Fox is Dead, Long Live the Fox (Thread: TheMSSForum):

Link

Highlights:

This is a nail in the coffin. I don't read "will run on 64-bit Windows in
32-bit compatibility mode" as a statement of improving VFP. I see it as a
VFP-friendlier phrasing of what is more likely the case--that Longhorn was
planned so that you won't have to scrap your legacy systems, yet. I recall
getting beat up when Win95 had rolled out and we were still developing our
product in 16-bit FoxWin. It's just one more shortcoming for a competitor
to point out. A statement like that would make me VERY jittery about
starting any new development on a product that has stated no plan to make
use of the future of Windows architecture.

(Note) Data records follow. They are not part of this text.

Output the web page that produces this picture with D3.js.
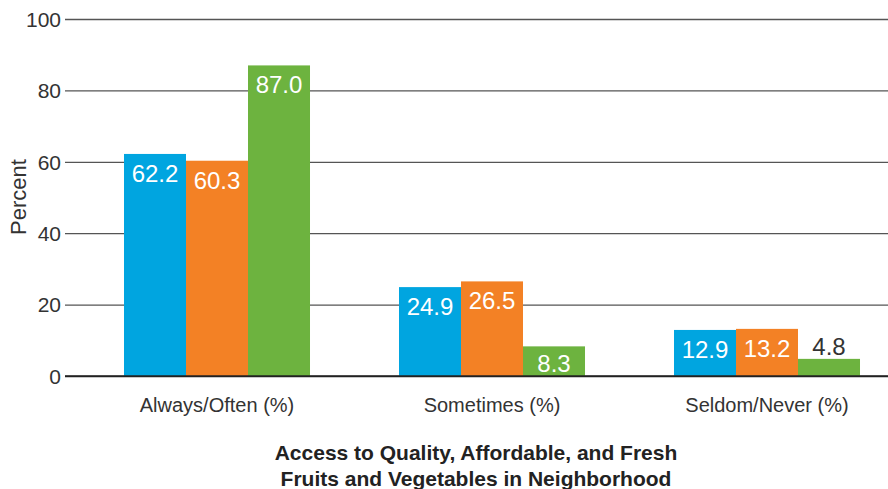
<!DOCTYPE html>
<html>
<head>
<meta charset="utf-8">
<script src="https://cdn.jsdelivr.net/npm/d3@7"></script>
<style>
  body { margin: 0; background: #fff; }
  text { font-family: "Liberation Sans", Arial, sans-serif; }
</style>
</head>
<body>
<div id="chart"></div>
<script>
var categories = ["Always/Often (%)", "Sometimes (%)", "Seldom/Never (%)"];
var seriesNames = ["s1", "s2", "s3"];
var blueValues = [62.2, 24.9, 12.9];
var orangeValues = [60.3, 26.5, 13.2];
var greenValues = [87.0, 8.3, 4.8];
var yTicks = [0, 20, 40, 60, 80, 100];
var colors = ["#00a5e0", "#f38125", "#6db33f"];

var width = 888, height = 489;

var svg = d3.select("#chart").append("svg")
  .attr("width", width)
  .attr("height", height);

var y = d3.scaleLinear().domain([0, 100]).range([376, 19]);

var x = d3.scaleBand()
  .domain(categories)
  .range([79.5, 904.5])
  .paddingInner(0.3236)
  .paddingOuter(0.1618);

var xs = d3.scaleBand()
  .domain(seriesNames)
  .range([0, x.bandwidth()]);

// gridlines
var yAxis = d3.axisLeft(y)
  .tickValues(yTicks)
  .tickSize(-(888 - 65))
  .tickPadding(4);

var gAxis = svg.append("g")
  .attr("transform", "translate(65,0)")
  .call(yAxis);
gAxis.select(".domain").remove();
gAxis.selectAll(".tick line")
  .attr("stroke", function(d) { return d === 0 ? "#222" : "#555"; })
  .attr("stroke-width", 1.3);
gAxis.selectAll(".tick text")
  .attr("fill", "#333")
  .style("font-size", "21px")
  .attr("dy", "0.35em");

// bars
var rows = categories.map(function(c, i) {
  return [blueValues[i], orangeValues[i], greenValues[i]];
});

var groups = svg.selectAll(".grp")
  .data(rows)
  .enter().append("g")
  .attr("transform", function(d, i) { return "translate(" + x(categories[i]) + ",0)"; });

groups.selectAll("rect")
  .data(function(d) { return d; })
  .enter().append("rect")
  .attr("x", function(d, j) { return xs(seriesNames[j]); })
  .attr("y", function(d) { return y(d); })
  .attr("width", xs.bandwidth())
  .attr("height", function(d) { return y(0) - y(d); })
  .attr("fill", function(d, j) { return colors[j]; });

groups.selectAll(".lbl")
  .data(function(d) { return d; })
  .enter().append("text")
  .attr("class", "lbl")
  .attr("x", function(d, j) { return xs(seriesNames[j]) + xs.bandwidth() / 2; })
  .attr("y", function(d) {
    var h = y(0) - y(d);
    if (h < 24) return y(d) - 4;
    return Math.min(y(d) + 28, y(0) - 4);
  })
  .attr("text-anchor", "middle")
  .attr("fill", function(d) { return (y(0) - y(d)) < 24 ? "#333" : "#fff"; })
  .style("font-size", "24px")
  .text(function(d) { return d.toFixed(1); });

// bottom 0 line on top of bars
svg.append("line")
  .attr("x1", 65).attr("x2", 888)
  .attr("y1", y(0)).attr("y2", y(0))
  .attr("stroke", "#222").attr("stroke-width", 1.3);

// category labels
svg.selectAll(".cat")
  .data(categories)
  .enter().append("text")
  .attr("x", function(d) { return x(d) + x.bandwidth() / 2; })
  .attr("y", 412)
  .attr("text-anchor", "middle")
  .attr("fill", "#333")
  .style("font-size", "20px")
  .text(function(d) { return d; });

// y title
svg.append("text")
  .attr("transform", "translate(26,197) rotate(-90)")
  .attr("text-anchor", "middle")
  .attr("fill", "#333")
  .style("font-size", "22px")
  .text("Percent");

// x title
var xTitle = ["Access to Quality, Affordable, and Fresh", "Fruits and Vegetables in Neighborhood"];
svg.selectAll(".xt")
  .data(xTitle)
  .enter().append("text")
  .attr("x", 476)
  .attr("y", function(d, i) { return 460 + i * 26; })
  .attr("text-anchor", "middle")
  .attr("fill", "#222")
  .style("font-size", "21px")
  .style("font-weight", "bold")
  .text(function(d) { return d; });
</script>
</body>
</html>
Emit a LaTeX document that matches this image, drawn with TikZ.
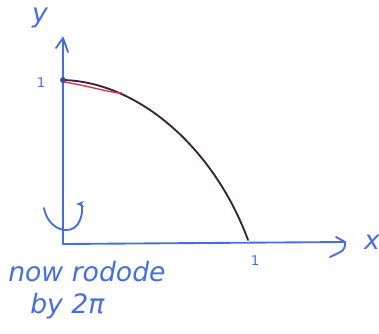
\documentclass[tikz,border=0pt]{standalone}
\usepackage{fontspec}
\setmainfont{DejaVu Sans}
\usetikzlibrary{arrows.meta}
\definecolor{pen}{RGB}{70,110,225}
\definecolor{ink}{RGB}{55,35,60}
\definecolor{redpen}{RGB}{215,50,70}
\tikzset{
  axis/.style={pen, line width=1.4pt, line cap=round, line join=round},
  lbl/.style={pen, font=\itshape\fontsize{20}{22}\selectfont, inner sep=0pt},
  small/.style={pen, font=\fontsize{10}{12}\selectfont, inner sep=0pt},
}
\begin{document}
\begin{tikzpicture}[x=0.75pt,y=-0.75pt]
\useasboundingbox (0,0) rectangle (379,333);
% axes
\coordinate (O) at (63,244);
\coordinate (ytop) at (63,38);
\coordinate (xend) at (345,242);
\draw[axis] (O) -- (ytop);
\draw[axis] (O) -- (xend);
% arrow heads (hand drawn)
\draw[axis] (56,48) -- (ytop) -- (68,52);
\draw[axis] (336,237) -- (xend) .. controls (345,250) .. (330,257);
% curve
\coordinate (P) at (63,80);
\coordinate (Q) at (248,240);
\draw[ink, line width=1.4pt, line cap=round] (P) .. controls (140,82) and (215,150) .. (Q);
\draw[redpen, line width=1pt] (64,82) .. controls (90,86) and (110,93) .. (122,93);
\fill[pen!70!black] (P) circle (2.2pt);
% rotation arrow
\draw[axis, -{Stealth[length=6pt]}] (44,208) .. controls (48,230) and (70,236) .. (78,224) .. controls (84,214) and (82,204) .. (76,204);
% labels
\node[lbl] (ylab) at (40,18) {y};
\node[small] (one1) at (41,83) {1};
\node[small] (one2) at (255,261) {1};
\node[lbl] (xlab) at (372,242) {x};
\node[lbl, anchor=west] (t1) at (8,272) {now rodode};
\node[lbl, anchor=west] (t2) at (30,306) {by 2π};
\end{tikzpicture}
\end{document}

VFP is too good of a language to "deserve" this, but I don't have any reason
to believe that MS has any intention other than letting VFP slip into COBOL
status. :-(


---

Although they say there are no plans to merge, a de facto merge could be
coming, if only because dotnet copies Fox's features.


---

For those who find the work, it will
probably become more and more lucrative. And for that same reason, someone
will very likely continue to build add-ons or other ways to work with it.

But over time, very few new endeavors are likely to be undertaken by
companies that do not already have other VFP ties. And for those that do
decide to replace their legacy apps, VFP looks less likely to be the
language of choice. And, while I'm sure MS didn't build COM Interop into
.NET specifically to crush VFP, it provides at least some easing of such a
path, should a company decide to replace existing systems.

Wednesday, July 23, 2008

Vienna (Windows 7) to run 32-bit Apps (Blog: Andrew MacNeill)

Link here

In response to a ZDNet article which states:

Like Vista, Windows 7 will ship in consumer and business versions, and in 32-bit and 64-bit versions.

Craig states:
This suggested to me that realistically, 32-bit apps have a future life-span of 10, maybe 15, years.